In the second half of 2008, controversy swirled around CDS as firms with significant exposure to them such as US insurer American International Group Inc. (AIG) needed to be bailed out by the government after this exposure exceeded their ability to honour contracts.
Consequently, during the same period, the notional outstanding contracts of CDS in global over-the-counter (OTC) markets fell by 26.9% even as the total outstanding for all credit derivatives fell by 13.4% over a six-month period—to $592 trillion on 31 December.
The finance ministry does not believe there is an intrinsic problem with CDS. Problems such as the one AIG and its counterparties (or people with whom it had CDS contracts) experienced were on account of flaws in market design, goes the reasoning.
CDSs for most part are traded in OTC markets, where trades are done over phone. OTC markets tend to be opaque and it is relatively difficult for regulators to keep things under check. The finance ministry, for over a decade, has said the best market design to mitigate risks posed by derivatives is trading of standardized products on stock exchanges.
In an exchange-traded format, the clearing houses functions as the legal counterparty for all trades, which effectively neutralizes the possibility of markets freezing when one of the participants defaults.
Last year, India introduced standardized contracts on rupee-dollar futures on stock exchanges, which are seen as a successful template for the introduction of other derivatives such as CDS.

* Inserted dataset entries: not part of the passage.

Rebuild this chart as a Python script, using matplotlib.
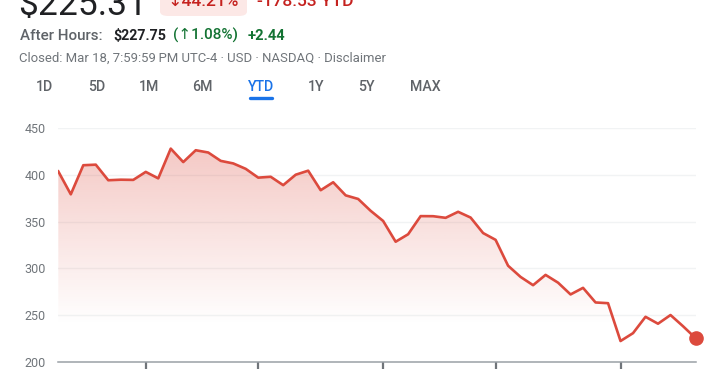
import matplotlib
matplotlib.use("Agg")
import matplotlib.pyplot as plt
import numpy as np
from matplotlib.patches import FancyBboxPatch, Polygon

# ---- data ----
dates = ["Dec 31", "Jan 2", "Jan 3", "Jan 6", "Jan 7", "Jan 8", "Jan 10", "Jan 13", "Jan 14",
         "Jan 15", "Jan 16", "Jan 17", "Jan 21", "Jan 22", "Jan 23", "Jan 24", "Jan 27",
         "Jan 28", "Jan 29", "Jan 30", "Jan 31", "Feb 3", "Feb 4", "Feb 5", "Feb 6", "Feb 7",
         "Feb 10", "Feb 11", "Feb 12", "Feb 13", "Feb 14", "Feb 18", "Feb 19", "Feb 20",
         "Feb 21", "Feb 24", "Feb 25", "Feb 26", "Feb 27", "Feb 28", "Mar 3", "Mar 4",
         "Mar 5", "Mar 6", "Mar 7", "Mar 10", "Mar 11", "Mar 12", "Mar 13", "Mar 14",
         "Mar 17", "Mar 18"]
prices = [403.84, 379.28, 410.44, 411.05, 394.36, 394.94, 394.74, 403.31, 396.36,
          428.22, 413.82, 426.50, 424.07, 415.11, 412.38, 406.58, 397.15,
          398.09, 389.10, 400.28, 404.60, 383.68, 392.21, 378.17, 374.32, 361.62,
          350.73, 328.50, 336.51, 355.94, 355.84, 354.11, 360.56, 354.40,
          337.80, 330.53, 302.80, 290.80, 281.95, 292.98, 284.65, 272.04,
          279.10, 263.45, 262.67, 222.15, 230.58, 248.09, 240.68, 249.98,
          238.01, 225.31]
tick_dates = ["Jan 13", "Jan 27", "Feb 10", "Feb 24", "Mar 10"]
y_ticks = [200, 250, 300, 350, 400, 450]
ranges = ["1D", "5D", "1M", "6M", "YTD", "1Y", "5Y", "MAX"]
selected_range = "YTD"

price_text = "$225.31"
change_pct_text = "\u219344.21%"
change_abs_text = "-178.53 YTD"
ah_label = "After Hours:"
ah_price = "$227.75"
ah_pct = "(\u21911.08%)"
ah_abs = "+2.44"
closed_text = "Closed: Mar 18, 7:59:59\u2009PM UTC-4 \u00b7 USD \u00b7 NASDAQ \u00b7 Disclaimer"

# ---- figure ----
W, H = 710, 375
fig = plt.figure(figsize=(W / 100, H / 100), dpi=100)
fig.patch.set_facecolor("white")
FAM = ["Roboto", "DejaVu Sans"]

def fx(x):
    return x / W

def fy(y):
    return 1 - y / H

RED = "#dc4a3d"
GREEN = "#137333"
GRAY = "#5f6368"
LGRAY = "#70757a"
DARK = "#202124"
BLUE = "#1a73e8"

# header
fig.text(fx(18), fy(15), price_text, fontsize=25.5, color=DARK, family=FAM, va="baseline", ha="left")
box = FancyBboxPatch((fx(160), fy(16)), fx(87), 30 / H,
                     boxstyle="round,pad=0,rounding_size=0.012",
                     transform=fig.transFigure, facecolor="#fce8e6", edgecolor="none")
fig.patches.append(box)
fig.text(fx(203), fy(6), change_pct_text, fontsize=12.5, color="#c5221f", family=FAM,
         va="baseline", ha="center", fontweight="medium")
fig.text(fx(257), fy(6), change_abs_text, fontsize=12.5, color="#c5221f", family=FAM,
         va="baseline", ha="left", fontweight="medium")

fig.text(fx(20), fy(40), ah_label, fontsize=10.9, color=GRAY, family=FAM, va="baseline",
         ha="left", fontweight="medium")
fig.text(fx(113), fy(40), ah_price, fontsize=10.3, color=DARK, family=FAM, va="baseline",
         ha="left", fontweight="bold")
fig.text(fx(173), fy(40), ah_pct, fontsize=11.0, color=GREEN, family=FAM, va="baseline",
         ha="left", fontweight="medium")
fig.text(fx(248), fy(40), ah_abs, fontsize=10.6, color=GREEN, family=FAM, va="baseline",
         ha="left", fontweight="bold")

fig.text(fx(19), fy(62), closed_text, fontsize=9.45, color=LGRAY, family=FAM, va="baseline",
         ha="left")

tab_x = [44.3, 96.3, 148.7, 202.3, 261.3, 316.3, 366.7, 425.5]
for name, x in zip(ranges, tab_x):
    col = BLUE if name == selected_range else GRAY
    fig.text(fx(x), fy(91), name, fontsize=10.2, color=col, family=FAM, va="baseline",
             ha="center", fontweight="medium")
    if name == selected_range:
        fig.add_artist(plt.Line2D([fx(250), fx(272)], [fy(97.7), fy(97.7)],
                                  transform=fig.transFigure, color=BLUE, lw=2.4,
                                  solid_capstyle="round"))

# ---- chart ----
left, right = 58.3, 695.5
top, bottom = 128.3, 361.7
ax = fig.add_axes([fx(left), fy(bottom), fx(right - left), (bottom - top) / H])
x = np.arange(len(prices))
y = np.array(prices)
ax.set_xlim(0, len(prices) - 1)
ax.set_ylim(200, 450)

# gradient fill
vals = np.linspace(200, 450, 300)
alpha = np.clip(0.30 * (vals - 240) / (430 - 240), 0, 0.30)
img = np.zeros((300, 1, 4))
img[..., 0] = 220 / 255
img[..., 1] = 74 / 255
img[..., 2] = 61 / 255
img[:, 0, 3] = alpha
im = ax.imshow(img, extent=[0, len(prices) - 1, 200, 450], origin="lower",
               aspect="auto", zorder=1, interpolation="bilinear")
poly = Polygon(np.column_stack([np.r_[x, x[-1], x[0]], np.r_[y, 200, 200]]),
               closed=True, facecolor="none", edgecolor="none", transform=ax.transData)
ax.add_patch(poly)
im.set_clip_path(poly)

for v in y_ticks[1:]:
    ax.axhline(v, color="#f1f3f4", lw=1, zorder=0.5)
ax.plot(x, y, color=RED, lw=1.9, zorder=3, solid_joinstyle="round")
ax.plot([x[-1]], [y[-1]], "o", color=RED, ms=9.5, zorder=4, clip_on=False)

for s in ["top", "right", "left"]:
    ax.spines[s].set_visible(False)
ax.spines["bottom"].set_color("#9aa0a6")
ax.spines["bottom"].set_linewidth(1.1)
ax.set_xticks([dates.index(d) for d in tick_dates])
ax.set_xticklabels([])
ax.tick_params(axis="x", direction="out", length=5, width=1.6, color="#70757a")
ax.set_yticks(y_ticks)
ax.set_yticklabels([str(v) for v in y_ticks], fontsize=9, color=LGRAY, family=FAM)
ax.tick_params(axis="y", length=0, pad=9)
ax.set_facecolor("none")

fig.savefig("out.png", dpi=100, facecolor="white")
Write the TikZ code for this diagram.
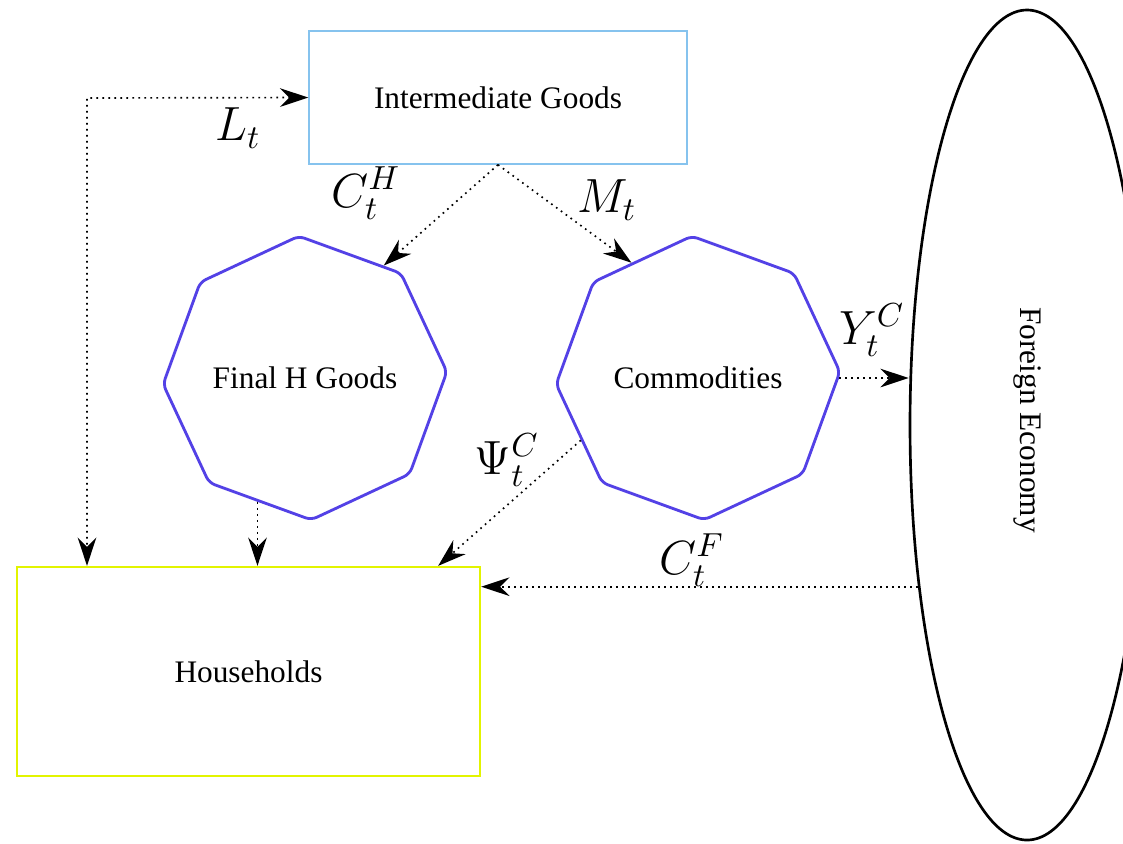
\documentclass[tikz,border=0pt]{standalone}
\usepackage{fontspec}
\setmainfont{Liberation Serif}
\usetikzlibrary{shapes.geometric,arrows.meta,calc}
\definecolor{ibox}{HTML}{86C3EE}
\definecolor{hbox}{HTML}{E2F400}
\definecolor{octo}{HTML}{5341E6}
\begin{document}
\begin{tikzpicture}[x=0.3pt,y=-0.3pt,
  txt/.style={font=\fontsize{9.4}{11}\selectfont},
  lbl/.style={font=\fontsize{14.4}{16}\selectfont},
  boxA/.style={draw=ibox,line width=0.45pt,minimum width=378*0.3pt,minimum height=133*0.3pt,inner sep=0pt,txt},
  boxB/.style={draw=hbox,line width=0.7pt,minimum width=463*0.3pt,minimum height=209*0.3pt,inner sep=0pt,txt},
  octa/.style={draw=octo,line width=0.85pt,regular polygon,regular polygon sides=8,shape border rotate=-20,minimum size=284*0.3pt,inner sep=0pt,rounded corners=1.8pt,txt},
  flow/.style={line width=0.5pt,dash pattern=on 0.5pt off 1.3pt,-{Stealth[length=8.5pt,width=5.6pt,inset=2.8pt]}},
  flow2/.style={flow,{Stealth[length=8.5pt,width=5.6pt,inset=2.8pt]}-{Stealth[length=8.5pt,width=5.6pt,inset=2.8pt]}}
]
\useasboundingbox (0,0) rectangle (1123,843);
\node[boxA] (int) at (498,97.5) {Intermediate Goods};
\node[boxB] (hh) at (248.5,671.5) {Households};
\node[octa] (fh) at (305,378) {Final H Goods};
\node[octa] (com) at (698,378) {Commodities};
\node[draw,line width=0.8pt,ellipse,minimum width=234*0.3pt,minimum height=830*0.3pt,inner sep=0pt] (fe) at (1027,425) {};
\node[txt,rotate=-90] (fel) at (1027,420) {Foreign Economy};
% connectors
\coordinate (lc) at (87,98);
\draw[flow2] (int.west) -- (lc) -- (lc |- hh.north);
\draw[flow] (int.south) -- (fh.55);
\draw[flow] (int.south) -- (com.120);
\draw[flow] (com.east) -- (com.east -| fe.west);
\draw[flow] (com.208) -- ($(hh.north east)+(-43,0)$);
\draw[flow] (fh.249) -- (fh.249 |- hh.north);
\draw[flow] (fe.236.7) -- (fe.236.7 -| hh.east);
% labels
\node[lbl] (l1) at (238,128) {$L_t$};
\node[lbl] (l2) at (366,193) {$C_t^H$};
\node[lbl] (l3) at (607,200) {$M_t$};
\node[lbl] (l4) at (872,330) {$Y_t^C$};
\node[lbl] (l5) at (507,460) {$\Psi_t^C$};
\node[lbl] (l6) at (692,560) {$C_t^F$};
\end{tikzpicture}
\end{document}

The idea of introducing derivatives in an exchange-traded format has support from independent experts as they say it mitigates risk to the system. The presence of the clearing house as a counterparty for all transactions serves to keep volume in sync with the risk the system can take.
“By not making it (CDS trading) OTC, in an exchange-traded volume you do not get such large transactions. You get unspoken stability because size is typically smaller," Jahangir Aziz, chief economist (India) at JPMorgan Chase and Co., said.

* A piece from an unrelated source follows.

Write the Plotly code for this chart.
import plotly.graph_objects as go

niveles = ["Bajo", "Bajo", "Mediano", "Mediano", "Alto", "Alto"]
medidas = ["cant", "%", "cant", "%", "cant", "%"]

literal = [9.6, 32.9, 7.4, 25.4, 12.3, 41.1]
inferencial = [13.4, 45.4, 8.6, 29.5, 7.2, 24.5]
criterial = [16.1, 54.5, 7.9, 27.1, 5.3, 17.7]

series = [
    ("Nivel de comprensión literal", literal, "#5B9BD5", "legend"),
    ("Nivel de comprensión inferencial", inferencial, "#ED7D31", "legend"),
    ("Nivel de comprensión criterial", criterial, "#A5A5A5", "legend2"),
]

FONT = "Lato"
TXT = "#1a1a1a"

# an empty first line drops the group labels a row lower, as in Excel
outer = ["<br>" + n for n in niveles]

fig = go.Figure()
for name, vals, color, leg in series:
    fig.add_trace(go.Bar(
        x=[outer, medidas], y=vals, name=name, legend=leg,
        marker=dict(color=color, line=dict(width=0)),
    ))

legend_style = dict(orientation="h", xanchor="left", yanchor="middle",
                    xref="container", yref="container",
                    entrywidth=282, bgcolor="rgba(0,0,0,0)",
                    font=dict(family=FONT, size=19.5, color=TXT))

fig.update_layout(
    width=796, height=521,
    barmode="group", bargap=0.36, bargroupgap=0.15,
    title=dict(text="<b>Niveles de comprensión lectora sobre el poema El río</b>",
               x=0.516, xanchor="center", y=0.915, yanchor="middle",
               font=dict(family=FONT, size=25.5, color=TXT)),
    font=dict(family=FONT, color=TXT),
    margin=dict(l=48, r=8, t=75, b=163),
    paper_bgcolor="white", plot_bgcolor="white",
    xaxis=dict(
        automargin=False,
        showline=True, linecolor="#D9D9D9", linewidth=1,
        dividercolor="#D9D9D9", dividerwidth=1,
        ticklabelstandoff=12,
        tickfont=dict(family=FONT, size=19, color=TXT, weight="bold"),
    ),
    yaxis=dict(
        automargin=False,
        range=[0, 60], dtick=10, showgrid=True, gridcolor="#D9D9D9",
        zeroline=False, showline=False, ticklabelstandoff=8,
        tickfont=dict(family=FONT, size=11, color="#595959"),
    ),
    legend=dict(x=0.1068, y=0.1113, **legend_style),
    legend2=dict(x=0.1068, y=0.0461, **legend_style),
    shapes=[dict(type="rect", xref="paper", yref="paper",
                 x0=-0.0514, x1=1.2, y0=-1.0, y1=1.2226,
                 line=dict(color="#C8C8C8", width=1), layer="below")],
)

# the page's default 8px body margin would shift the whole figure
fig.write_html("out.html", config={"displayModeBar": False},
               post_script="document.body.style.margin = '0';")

The transparency in exchange-traded format also makes it difficult for a participant to quietly take large positions. “The automatic reduction in the size of the transaction is far more of a risk reducer. Large positions typically get priced in," Aziz added.
A.V. Rajwade, an independent forex consultant, said typically a standardized contract traded on an exchange is a less risky proposition compared with OTC trading. However, the global backlash against credit derivatives such as CDS in the wake of last year’s turmoil made it unlikely CDS would be introduced in India in the near future, he said.